▸ Short problem
Extract every line below that contains the word "with".

▸ Records for the exercise
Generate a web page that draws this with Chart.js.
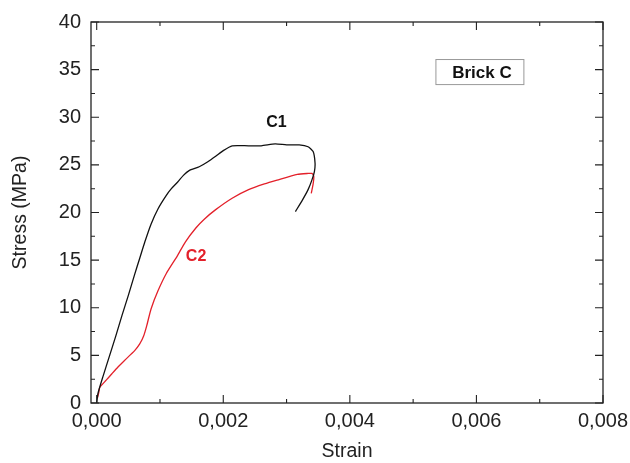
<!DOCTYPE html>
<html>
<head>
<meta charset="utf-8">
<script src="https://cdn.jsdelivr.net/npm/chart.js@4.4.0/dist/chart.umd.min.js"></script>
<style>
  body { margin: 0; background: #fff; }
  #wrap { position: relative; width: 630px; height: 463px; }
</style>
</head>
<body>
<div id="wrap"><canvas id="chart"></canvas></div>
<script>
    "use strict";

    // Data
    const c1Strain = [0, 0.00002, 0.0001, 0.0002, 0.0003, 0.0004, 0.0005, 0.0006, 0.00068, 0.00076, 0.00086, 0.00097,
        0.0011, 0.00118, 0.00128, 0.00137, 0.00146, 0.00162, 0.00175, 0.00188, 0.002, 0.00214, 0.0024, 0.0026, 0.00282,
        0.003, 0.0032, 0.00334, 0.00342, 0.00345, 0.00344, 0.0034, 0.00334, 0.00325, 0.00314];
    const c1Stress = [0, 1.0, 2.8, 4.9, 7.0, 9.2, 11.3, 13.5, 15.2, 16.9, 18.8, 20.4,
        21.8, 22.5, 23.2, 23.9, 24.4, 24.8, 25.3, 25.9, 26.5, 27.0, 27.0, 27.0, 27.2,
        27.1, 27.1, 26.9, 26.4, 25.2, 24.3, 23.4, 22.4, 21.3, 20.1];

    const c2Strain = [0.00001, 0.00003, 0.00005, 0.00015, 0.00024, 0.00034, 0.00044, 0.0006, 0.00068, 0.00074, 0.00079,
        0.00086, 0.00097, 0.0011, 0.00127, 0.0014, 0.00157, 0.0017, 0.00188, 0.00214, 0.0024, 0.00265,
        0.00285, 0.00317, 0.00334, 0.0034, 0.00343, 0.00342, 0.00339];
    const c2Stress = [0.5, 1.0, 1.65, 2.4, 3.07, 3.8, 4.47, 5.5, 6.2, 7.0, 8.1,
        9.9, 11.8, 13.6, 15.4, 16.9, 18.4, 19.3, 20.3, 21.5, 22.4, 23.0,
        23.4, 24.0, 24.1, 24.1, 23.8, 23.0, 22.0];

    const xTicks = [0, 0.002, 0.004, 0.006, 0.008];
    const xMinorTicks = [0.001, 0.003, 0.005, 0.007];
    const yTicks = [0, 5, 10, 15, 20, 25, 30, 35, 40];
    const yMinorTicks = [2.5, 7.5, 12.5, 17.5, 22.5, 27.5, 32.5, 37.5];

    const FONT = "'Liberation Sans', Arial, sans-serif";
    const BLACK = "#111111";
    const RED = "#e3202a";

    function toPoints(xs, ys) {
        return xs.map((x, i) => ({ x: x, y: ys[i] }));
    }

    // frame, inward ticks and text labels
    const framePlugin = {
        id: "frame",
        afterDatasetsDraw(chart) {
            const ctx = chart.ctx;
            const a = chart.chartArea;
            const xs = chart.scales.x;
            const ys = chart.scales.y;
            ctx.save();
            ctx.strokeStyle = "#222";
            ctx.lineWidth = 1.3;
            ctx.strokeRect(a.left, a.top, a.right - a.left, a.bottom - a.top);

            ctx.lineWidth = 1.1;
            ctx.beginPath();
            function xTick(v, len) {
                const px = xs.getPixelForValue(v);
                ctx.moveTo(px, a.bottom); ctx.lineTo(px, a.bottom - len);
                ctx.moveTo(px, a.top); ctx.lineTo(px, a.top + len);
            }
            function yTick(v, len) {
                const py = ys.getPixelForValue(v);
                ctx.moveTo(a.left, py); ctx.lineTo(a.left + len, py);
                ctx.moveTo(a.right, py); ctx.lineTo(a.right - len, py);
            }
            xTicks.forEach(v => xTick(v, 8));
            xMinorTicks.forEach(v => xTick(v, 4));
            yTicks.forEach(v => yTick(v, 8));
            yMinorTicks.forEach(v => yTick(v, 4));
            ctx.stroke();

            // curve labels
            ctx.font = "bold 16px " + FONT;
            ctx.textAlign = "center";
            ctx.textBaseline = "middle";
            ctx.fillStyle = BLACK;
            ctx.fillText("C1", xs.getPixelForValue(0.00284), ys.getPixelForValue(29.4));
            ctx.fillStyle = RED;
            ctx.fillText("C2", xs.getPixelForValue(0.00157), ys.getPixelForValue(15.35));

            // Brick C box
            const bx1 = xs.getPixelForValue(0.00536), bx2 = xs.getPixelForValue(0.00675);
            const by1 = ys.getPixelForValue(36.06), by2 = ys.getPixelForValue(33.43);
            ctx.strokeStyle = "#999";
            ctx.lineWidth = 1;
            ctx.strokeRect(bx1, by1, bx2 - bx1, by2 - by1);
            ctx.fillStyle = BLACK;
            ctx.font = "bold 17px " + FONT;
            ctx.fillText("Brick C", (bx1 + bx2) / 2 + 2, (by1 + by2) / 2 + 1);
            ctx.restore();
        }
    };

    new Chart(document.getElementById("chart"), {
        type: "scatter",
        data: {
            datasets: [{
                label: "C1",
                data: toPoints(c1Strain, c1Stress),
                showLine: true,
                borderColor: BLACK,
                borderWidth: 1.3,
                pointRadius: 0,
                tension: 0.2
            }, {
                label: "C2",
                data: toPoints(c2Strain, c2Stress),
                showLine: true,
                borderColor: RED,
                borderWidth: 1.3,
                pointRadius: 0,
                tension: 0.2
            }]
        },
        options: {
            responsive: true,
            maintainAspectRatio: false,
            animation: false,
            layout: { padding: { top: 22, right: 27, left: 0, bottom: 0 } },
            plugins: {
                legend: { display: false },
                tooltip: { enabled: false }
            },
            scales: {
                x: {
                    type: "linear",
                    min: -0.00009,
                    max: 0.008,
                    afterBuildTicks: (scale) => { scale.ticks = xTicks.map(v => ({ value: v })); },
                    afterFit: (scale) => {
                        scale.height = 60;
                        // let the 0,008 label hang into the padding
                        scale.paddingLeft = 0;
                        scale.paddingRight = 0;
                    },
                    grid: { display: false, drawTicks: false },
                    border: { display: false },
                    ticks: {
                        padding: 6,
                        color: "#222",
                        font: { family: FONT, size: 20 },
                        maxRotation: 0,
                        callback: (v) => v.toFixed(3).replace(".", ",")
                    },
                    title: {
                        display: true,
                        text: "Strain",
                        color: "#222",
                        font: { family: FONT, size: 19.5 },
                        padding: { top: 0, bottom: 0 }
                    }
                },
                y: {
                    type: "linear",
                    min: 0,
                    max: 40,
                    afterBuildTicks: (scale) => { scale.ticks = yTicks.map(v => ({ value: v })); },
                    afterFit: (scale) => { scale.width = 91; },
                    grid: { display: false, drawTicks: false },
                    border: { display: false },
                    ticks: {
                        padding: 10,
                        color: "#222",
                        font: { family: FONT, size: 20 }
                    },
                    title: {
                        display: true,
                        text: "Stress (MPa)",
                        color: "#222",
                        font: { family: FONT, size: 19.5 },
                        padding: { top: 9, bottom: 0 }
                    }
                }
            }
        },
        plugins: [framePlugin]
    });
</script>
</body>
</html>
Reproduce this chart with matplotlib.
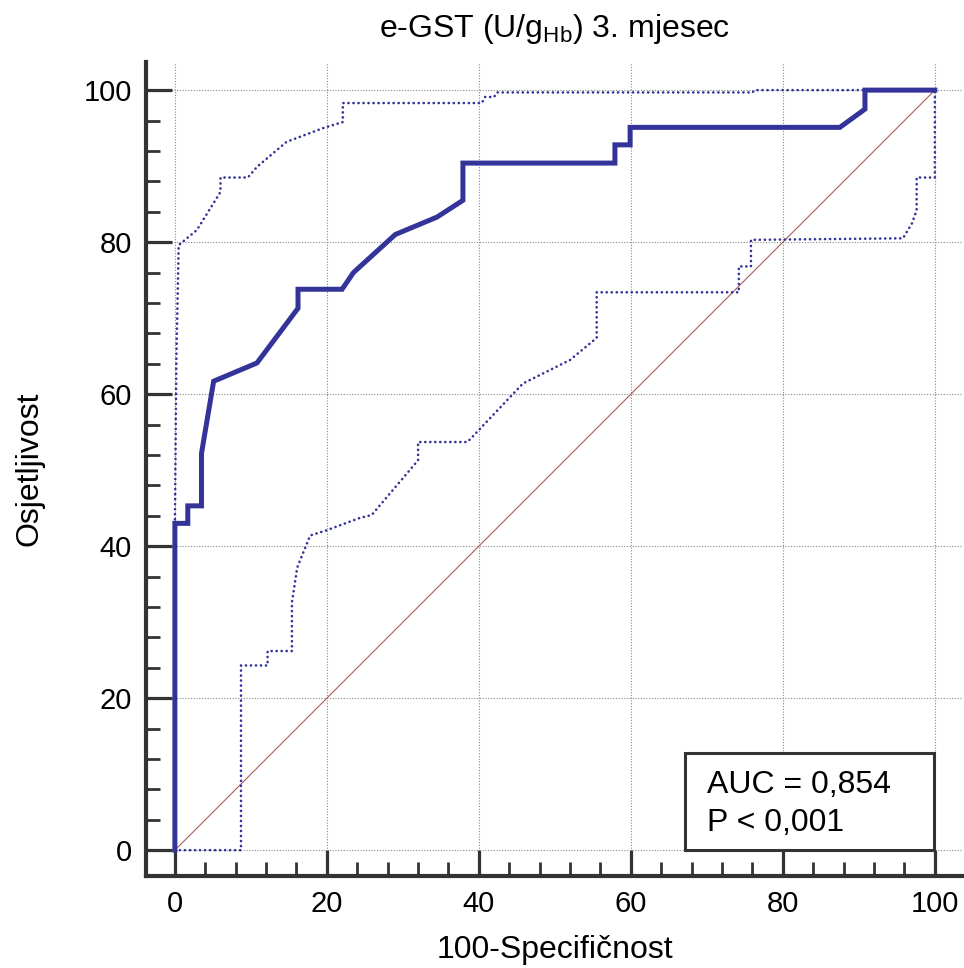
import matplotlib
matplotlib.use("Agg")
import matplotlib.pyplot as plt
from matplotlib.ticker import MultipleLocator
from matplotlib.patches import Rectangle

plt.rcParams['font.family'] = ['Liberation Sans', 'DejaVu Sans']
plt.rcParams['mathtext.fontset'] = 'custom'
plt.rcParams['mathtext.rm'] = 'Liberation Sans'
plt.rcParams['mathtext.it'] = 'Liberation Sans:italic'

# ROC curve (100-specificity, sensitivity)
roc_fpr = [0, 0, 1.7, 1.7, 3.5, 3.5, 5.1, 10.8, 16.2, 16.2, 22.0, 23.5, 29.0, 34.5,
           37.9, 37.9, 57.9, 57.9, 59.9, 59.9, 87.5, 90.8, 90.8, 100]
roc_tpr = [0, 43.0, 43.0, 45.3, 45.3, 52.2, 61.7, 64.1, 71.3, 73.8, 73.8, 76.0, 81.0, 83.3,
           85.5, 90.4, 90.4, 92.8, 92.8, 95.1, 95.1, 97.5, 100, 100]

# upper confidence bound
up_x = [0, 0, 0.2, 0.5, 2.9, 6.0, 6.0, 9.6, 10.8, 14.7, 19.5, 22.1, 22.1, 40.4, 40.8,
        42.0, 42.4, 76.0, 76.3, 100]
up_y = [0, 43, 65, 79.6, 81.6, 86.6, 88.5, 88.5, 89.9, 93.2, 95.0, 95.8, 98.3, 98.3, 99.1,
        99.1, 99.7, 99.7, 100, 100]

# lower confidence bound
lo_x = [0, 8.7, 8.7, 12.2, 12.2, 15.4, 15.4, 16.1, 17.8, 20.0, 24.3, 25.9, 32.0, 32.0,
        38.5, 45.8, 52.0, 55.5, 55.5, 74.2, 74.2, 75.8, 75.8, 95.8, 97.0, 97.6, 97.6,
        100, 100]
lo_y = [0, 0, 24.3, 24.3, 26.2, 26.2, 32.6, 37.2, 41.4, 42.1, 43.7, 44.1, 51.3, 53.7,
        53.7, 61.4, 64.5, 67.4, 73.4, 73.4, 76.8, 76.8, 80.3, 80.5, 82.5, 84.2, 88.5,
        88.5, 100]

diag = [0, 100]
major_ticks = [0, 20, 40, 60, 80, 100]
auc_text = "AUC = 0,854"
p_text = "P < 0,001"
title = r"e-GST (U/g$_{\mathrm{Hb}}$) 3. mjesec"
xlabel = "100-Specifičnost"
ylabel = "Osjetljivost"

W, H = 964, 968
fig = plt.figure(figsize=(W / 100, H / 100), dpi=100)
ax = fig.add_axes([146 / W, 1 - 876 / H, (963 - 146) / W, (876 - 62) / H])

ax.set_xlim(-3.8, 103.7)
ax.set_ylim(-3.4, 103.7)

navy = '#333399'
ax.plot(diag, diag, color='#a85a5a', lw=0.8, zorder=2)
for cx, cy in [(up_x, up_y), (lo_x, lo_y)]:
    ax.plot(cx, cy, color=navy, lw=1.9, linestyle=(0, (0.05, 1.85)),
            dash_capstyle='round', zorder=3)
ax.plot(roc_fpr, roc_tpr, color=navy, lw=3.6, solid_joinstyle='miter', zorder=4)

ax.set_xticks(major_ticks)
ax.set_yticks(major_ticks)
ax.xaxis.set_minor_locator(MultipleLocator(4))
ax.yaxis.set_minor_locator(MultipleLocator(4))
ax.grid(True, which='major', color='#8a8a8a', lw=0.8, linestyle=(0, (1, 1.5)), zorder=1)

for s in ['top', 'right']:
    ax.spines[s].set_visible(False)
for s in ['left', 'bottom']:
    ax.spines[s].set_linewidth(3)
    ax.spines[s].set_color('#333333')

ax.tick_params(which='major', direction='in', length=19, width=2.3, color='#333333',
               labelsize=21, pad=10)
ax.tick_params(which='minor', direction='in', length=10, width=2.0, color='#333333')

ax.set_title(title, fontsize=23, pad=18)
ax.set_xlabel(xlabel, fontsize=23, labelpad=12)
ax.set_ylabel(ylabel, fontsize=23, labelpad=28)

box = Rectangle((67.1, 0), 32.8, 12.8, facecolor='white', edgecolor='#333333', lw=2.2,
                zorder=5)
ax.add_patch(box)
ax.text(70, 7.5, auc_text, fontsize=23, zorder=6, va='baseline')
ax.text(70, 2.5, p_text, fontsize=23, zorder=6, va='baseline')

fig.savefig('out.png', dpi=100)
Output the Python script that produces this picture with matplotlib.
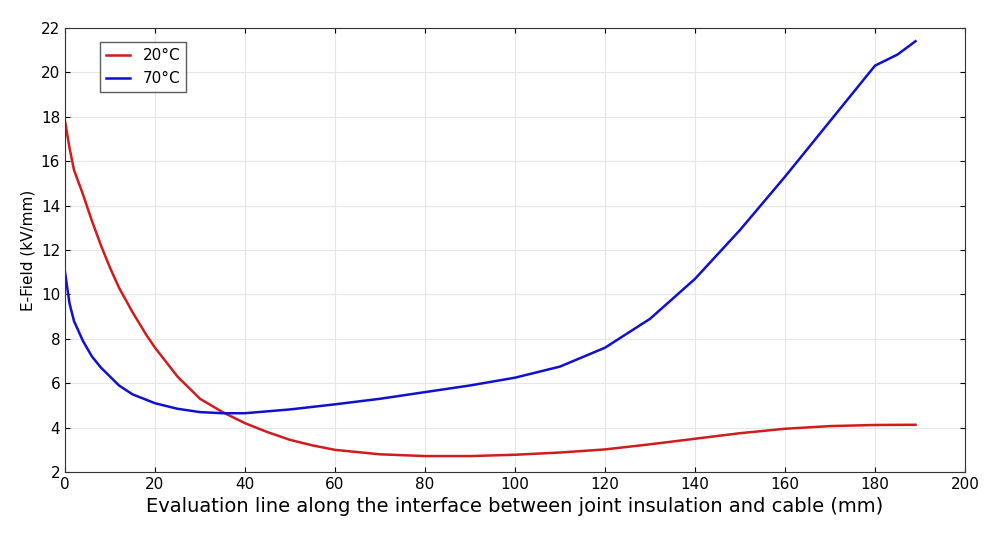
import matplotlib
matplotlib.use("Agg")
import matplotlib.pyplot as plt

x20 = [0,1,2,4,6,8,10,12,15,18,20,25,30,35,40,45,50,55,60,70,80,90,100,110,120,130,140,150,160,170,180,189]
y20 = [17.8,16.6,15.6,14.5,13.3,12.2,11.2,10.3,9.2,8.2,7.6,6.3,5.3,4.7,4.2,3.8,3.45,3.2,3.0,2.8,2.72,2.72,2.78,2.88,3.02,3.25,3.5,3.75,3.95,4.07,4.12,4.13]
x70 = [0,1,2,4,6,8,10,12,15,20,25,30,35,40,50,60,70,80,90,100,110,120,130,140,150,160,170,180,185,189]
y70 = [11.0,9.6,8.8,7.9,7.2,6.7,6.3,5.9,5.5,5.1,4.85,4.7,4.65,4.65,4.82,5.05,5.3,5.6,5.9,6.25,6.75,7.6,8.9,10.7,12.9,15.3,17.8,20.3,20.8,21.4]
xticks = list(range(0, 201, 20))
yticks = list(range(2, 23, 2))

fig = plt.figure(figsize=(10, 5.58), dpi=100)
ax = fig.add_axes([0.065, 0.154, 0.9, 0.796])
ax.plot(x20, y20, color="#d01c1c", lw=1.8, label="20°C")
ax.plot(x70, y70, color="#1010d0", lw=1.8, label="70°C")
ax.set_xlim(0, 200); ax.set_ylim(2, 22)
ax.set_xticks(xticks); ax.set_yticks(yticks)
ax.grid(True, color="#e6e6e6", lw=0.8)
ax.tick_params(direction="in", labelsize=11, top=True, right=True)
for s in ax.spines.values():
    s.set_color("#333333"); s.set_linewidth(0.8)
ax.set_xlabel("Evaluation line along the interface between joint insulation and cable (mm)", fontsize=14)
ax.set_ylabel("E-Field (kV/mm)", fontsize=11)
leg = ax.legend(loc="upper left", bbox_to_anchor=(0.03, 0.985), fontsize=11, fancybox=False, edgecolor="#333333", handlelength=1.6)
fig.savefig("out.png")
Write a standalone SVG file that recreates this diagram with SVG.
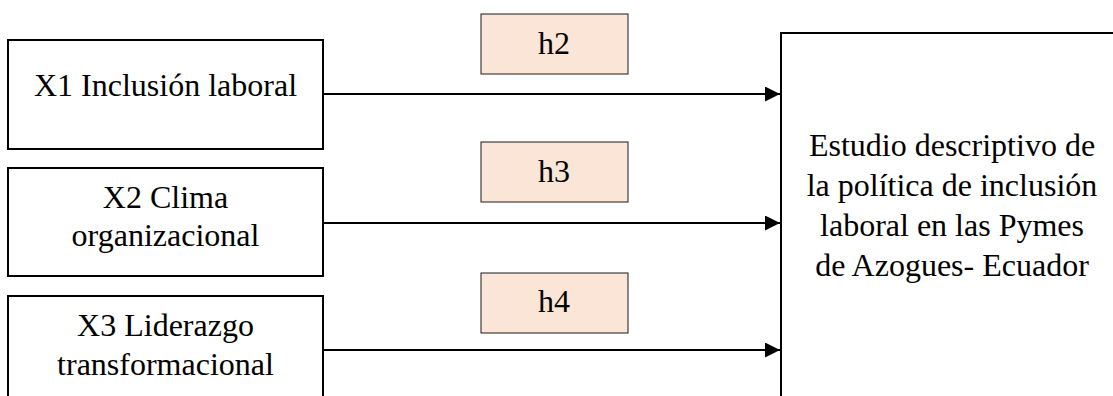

▸ Task output
Generate a web page that draws this with Chart.js.
Reproduce this chart with matplotlib.
Output the Python script that produces this picture with matplotlib.
Write a standalone SVG file that recreates this diagram with SVG.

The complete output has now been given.